The mathematics of the Townsend Plan were as dubious as those of Long’s wealth-sharing scheme; eminent critics noted that more than half the country’s output would be diverted to less than a tenth of the population. “Dr. Townsend’s error lies in forgetting the simple truth that someone must produce the wealth which is consumed by the non-producers, be they infants, old people, sick people, the unemployed, the idle rich, or the criminal classes,” Walter Lippmann explained. “If Dr. Townsend’s medicine were a good remedy, the more people the country could find to support in idleness, the better off it would be.” Townsend was unimpressed by Lippmann’s logic and unfazed by his criticism. “My plan is too simple to be comprehended by great minds like Mr. Lippmann’s,” he said.

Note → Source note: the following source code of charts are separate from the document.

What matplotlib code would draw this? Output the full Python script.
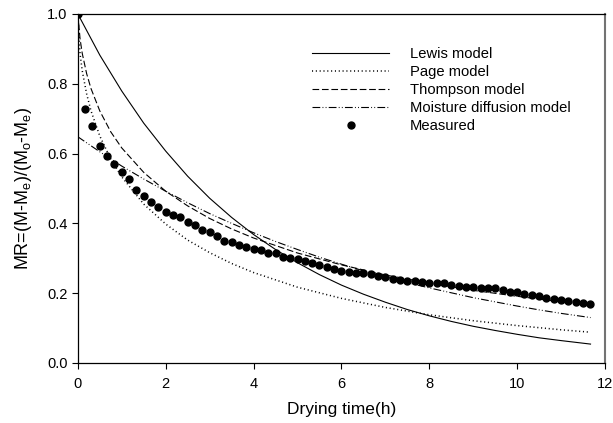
import numpy as np
import matplotlib.pyplot as plt

plt.rcParams['font.family'] = ['Liberation Sans', 'DejaVu Sans']
plt.rcParams['mathtext.fontset'] = 'custom'
plt.rcParams['mathtext.rm'] = 'Liberation Sans'
plt.rcParams['mathtext.it'] = 'Liberation Sans'

# measured MR, every 10 min
t_meas = np.arange(71) / 6.0
mr_meas = [1.000, 0.728, 0.680, 0.623, 0.592, 0.571, 0.548, 0.527, 0.496, 0.479,
           0.462, 0.448, 0.433, 0.424, 0.419, 0.404, 0.396, 0.380, 0.374, 0.364,
           0.349, 0.347, 0.337, 0.333, 0.327, 0.324, 0.314, 0.314, 0.304, 0.301,
           0.297, 0.292, 0.286, 0.281, 0.276, 0.269, 0.264, 0.262, 0.259, 0.257,
           0.255, 0.249, 0.246, 0.241, 0.239, 0.236, 0.235, 0.233, 0.230, 0.230,
           0.228, 0.224, 0.221, 0.219, 0.217, 0.216, 0.215, 0.214, 0.209, 0.204,
           0.204, 0.198, 0.194, 0.192, 0.187, 0.183, 0.181, 0.178, 0.175, 0.171,
           0.169]

# model curves
t_lewis = [0, 0.5, 1, 1.5, 2, 2.5, 3, 3.5, 4, 4.5, 5, 5.5, 6, 6.5, 7, 7.5,
           8, 8.5, 9, 9.5, 10, 10.5, 11, 11.67]
mr_lewis = [1.000, 0.882, 0.779, 0.687, 0.607, 0.535, 0.472, 0.417, 0.368, 0.325,
            0.287, 0.253, 0.223, 0.197, 0.174, 0.153, 0.135, 0.119, 0.105, 0.093,
            0.082, 0.072, 0.064, 0.054]

t_page = [0, 0.05, 0.1, 0.2, 0.3, 0.5, 0.75, 1, 1.5, 2, 2.5, 3, 3.5, 4, 5, 6,
          7, 8, 9, 10, 11, 11.67]
mr_page = [1.000, 0.886, 0.837, 0.771, 0.722, 0.650, 0.584, 0.533, 0.455, 0.398,
           0.352, 0.316, 0.285, 0.259, 0.217, 0.185, 0.159, 0.138, 0.121, 0.107,
           0.095, 0.088]

t_thom = [0, 0.05, 0.1, 0.2, 0.3, 0.5, 0.75, 1, 1.5, 2, 2.5, 3, 3.5, 4, 5, 6,
          7, 8, 9, 10, 11, 11.67]
mr_thom = [1.000, 0.929, 0.887, 0.829, 0.786, 0.722, 0.662, 0.616, 0.546, 0.492,
           0.450, 0.414, 0.384, 0.358, 0.315, 0.281, 0.252, 0.229, 0.208, 0.191,
           0.175, 0.166]

t_diff = t_lewis
mr_diff = [0.648, 0.605, 0.564, 0.527, 0.492, 0.459, 0.428, 0.400, 0.373, 0.348,
           0.325, 0.303, 0.283, 0.264, 0.247, 0.230, 0.215, 0.201, 0.187, 0.175,
           0.163, 0.152, 0.142, 0.130]

fig = plt.figure(figsize=(6.13, 4.23), dpi=100)
ax = fig.add_axes([0.127, 0.142, 0.860, 0.825])

lw = 0.8
ax.plot(t_lewis, mr_lewis, '-', color='k', lw=lw, label='Lewis model')
ax.plot(t_page, mr_page, color='k', lw=1.1, dashes=(0.7, 1.8), label='Page model')
ax.plot(t_thom, mr_thom, color='k', lw=lw, dashes=(6, 2.5), label='Thompson model')
ax.plot(t_diff, mr_diff, color='k', lw=lw, dashes=(7, 2, 0.8, 2, 0.8, 2),
        label='Moisture diffusion model')
ax.plot(t_meas, mr_meas, 'o', color='k', markersize=5, label='Measured')

ax.set_xlim(0, 12)
ax.set_ylim(0, 1.0)
ax.set_xticks(range(0, 13, 2))
ax.set_yticks(np.arange(0, 1.01, 0.2))
ax.yaxis.set_major_formatter(plt.FormatStrFormatter('%.1f'))
ax.tick_params(direction='out', length=4, width=0.8, labelsize=10.5, colors='k')
ax.tick_params(axis='x', pad=6)
for s in ['left', 'bottom', 'top']:
    ax.spines[s].set_linewidth(0.9)
ax.spines['right'].set_color('0.45')
ax.spines['right'].set_linewidth(1.5)

ax.set_xlabel('Drying time(h)', fontsize=12.5, labelpad=8)
ax.set_ylabel(r'MR=(M-M$_{\rm e}$)/(M$_{\rm o}$-M$_{\rm e}$)', fontsize=13, labelpad=9)

ax.legend(loc='upper left', bbox_to_anchor=(0.445, 0.905), frameon=False,
          fontsize=10.6, handlelength=5.2, handletextpad=1.4, labelspacing=0.27,
          borderpad=0, borderaxespad=0)

fig.savefig('out.png', dpi=100)
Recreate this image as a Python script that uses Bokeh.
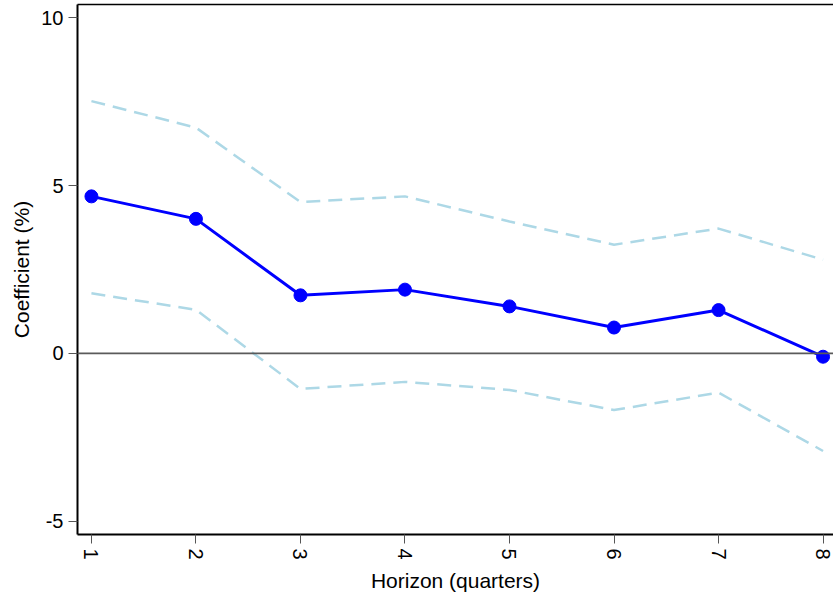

Equally unimpressed were the tens of millions of men and women who joined the tens of thousands of Townsend Clubs around the country and who put their signatures to a petition Townsend circulated, calling on Congress to enact his plan. “The zeal of those promoting the plan is evangelical, almost fanatic,” conservative columnist Mark Sullivan observed. “The pressure on Congress is much greater than was ever brought by veterans for the bonus…. Promoters of the bill say it is supported by ten million persons over 60, ten million more who have dependents over 60, and twenty million more who expect to become 60 some time—and to whom the plan looks good. That would be about all the voters there are.” Sullivan exaggerated for effect—but the effect wasn’t lost on members of Congress. Oregon Republican William Ekwall captured the spirit in the House when he declared, “About 120,000 people in my district have signed a Townsend petition. When I first heard of this I laughed at it. Then I got the smile off my face. It’s like a punching bag—you can’t dodge it. If we don’t pass it this session we’ll have to meet it when we get back home.”